I’ve touched on this a few times in other blog posts, but it is really important to ask yourself whether or not something seems too good to be true before you get involved. Even when you’re working on a budget, if someone is prepared to work for a price you would not personally accept – take this as a red flag.
As with every industry, there are good guys and bad guys and sometimes, unfortunately, it can be hard to spot who is who online.
Let’s break this down really quickly and succinctly for you.
For both creative and written ad copy, get right back to basics to make it work for you.
- No matter your business’ budget, clean, concise sentences and perfect grammar matter. Use a tool like Grammarly to help.
- Avoid anything that takes you into the realm of spammy content – this only alienates audiences.
- Keep in mind user intent – your ad needs to serve a purpose and speak to an actual need. People buy things for a reason, keep that in mind as you write.
- Include a call to action so your ad has a purpose and inspires people to do something.
- Keyword research still matters, and don’t forget the importance of actually including the keyword in the final copy. Google Analytics can help.
- It’s equally as important to research what your competitors are up to. Emulate what they are doing in terms of the emotional response their copy tries to elicit in target audiences, but also look for ways to be original. Find the niche they haven’t captured yet.
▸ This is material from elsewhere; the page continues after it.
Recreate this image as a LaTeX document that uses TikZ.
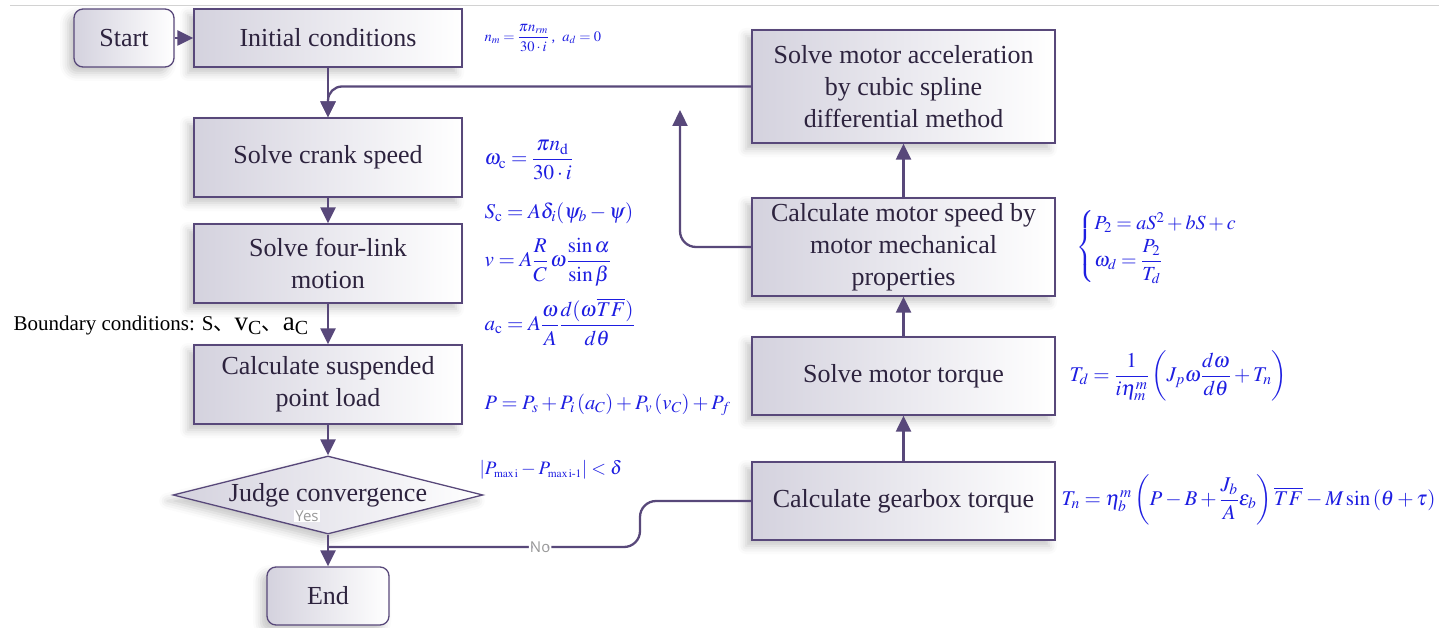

- Keep it bright, original and clean. Content needs to look polished and ‘safe’ for users to click on.
- Ensure you’ve got separate ad copies for each digital medium – whether mobile, desktop or tablet.
- Minimal words on ad copy for Instagram, Facebook and LinkedIn as these are primarily visual sites, where audiences are normally on their mobile phones.
- Make sure the images and headlines makes sense for your brand and the product or service you’re promoting.
- Watch what happens with Ads after they have gone live (Google Analytics for Google Ads, for example).